この件で一番に言いたいのは「もう少し早く(マガト監督)が決断できなかったのか?」という点である。もちろん、マガト監督にとって日本行きというのは大きなチャレンジである。簡単には決めることが出来ないデリケートな話であることは確かであるが、12月10日(木)の時点で本当にクラブ側と基本合意していたのであれば鳥栖のフロントにとっては寝耳に水の話であり、新シーズンの構想が大きく狂ってしまう。
マガト監督に対してFW豊田やMF水沼やMF藤田直やGK林彰やMF金民友など主力がどういう印象を抱いているのか?は分からないが、「キャプテンのMF藤田直の神戸への移籍が一番の引き金だった。」という。
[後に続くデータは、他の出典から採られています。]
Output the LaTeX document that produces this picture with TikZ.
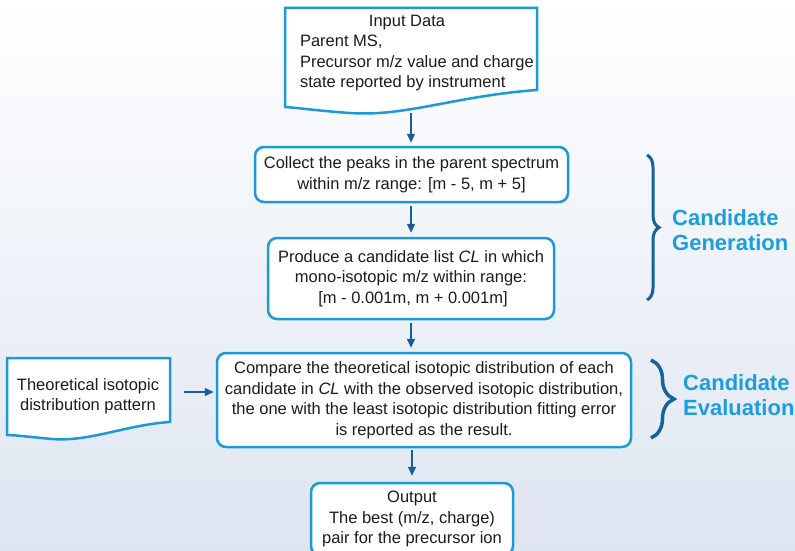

鳥栖には市場価値の高い日韓の代表クラスがたくさんいるので「マガト監督を招聘すればそういう選手たちを引き留めやすくなる。」という考えもフロントにはあったと思うが、目論見通りには事は運ばなかった。
「新シーズンの監督がなかなか決まらなないこと」は移籍の理由の1つになり得るので、「MF藤田直が神戸に移籍するから。」というのは鳥栖の監督を引き受けなかった理由としては「うーん。」という感じになる。MF藤田直のみならず、MF水沼もFC東京への移籍が確実視されているが、12月中旬の時点でマガト監督が監督就任を受諾していたら違った結論に至った可能性もあるのでモヤモヤ感は残る。
■ 後任の有力候補はフィッカデンティ監督契約年数が1年だったのははっきりしているが、実際のところ、どのくらいの年俸をマガト監督に支払う予定だったのか?ははっきりしない。ドイツ紙では「(税抜きで)推定250万ユーロ(約3億3500万円)」とも報じられており、少なくとも1億円以上の年俸だったと思われる。マガト監督が就任することで注目度が劇的にアップするのは確実だったと言えるが、かなりリスキーな人事であったのは確かである。
個人的には「1億5,000万円以下であればマガト監督を招聘するのもアリだと思うが、それ以上になるとリスクが高すぎる。」と思っていたので、今シーズンのFC東京での推定年俸が7,000万円のフィッカデンティ監督と7,000万円~8,000万円程度で契約できるとお買い得感はある。森下仁志監督は推定2,000万円だったので鳥栖としては大盤振る舞いとなるが、こうなった以上はフィッカデンティ監督を口説き落としたい。
後任監督の有力候補に浮上した前FC東京のフィッカデンティ監督は守備を重視したサッカーをする。攻撃よりも守備にエネルギーを注ぐタイプの監督なので「タレントが豊富なFC東京のサッカーにしては守備的すぎる。」、「もっと魅力的なサッカーが出来るのでは?」とも言われたが、(代表クラスが多いとは言っても)地方のスモールクラブである鳥栖では守備的な戦い方になってもそこまで批判の声は出てこないだろう。
今シーズンの鳥栖がどういう結果になろうとも、「サガン鳥栖のマガト監督とはいったい何だったのか?」となるのは確実。結果的には鳥栖にとってほとんど実りがないままで「マガト騒動」は幕を閉じた。フィッカデンティ監督に決まったならば「むしろ、(マガト監督を招聘するよりも)良かったのでは?」となるがフィッカデンティ監督に決まらなかったら大変な事態になる。鳥栖は慌ただしいオフになっている。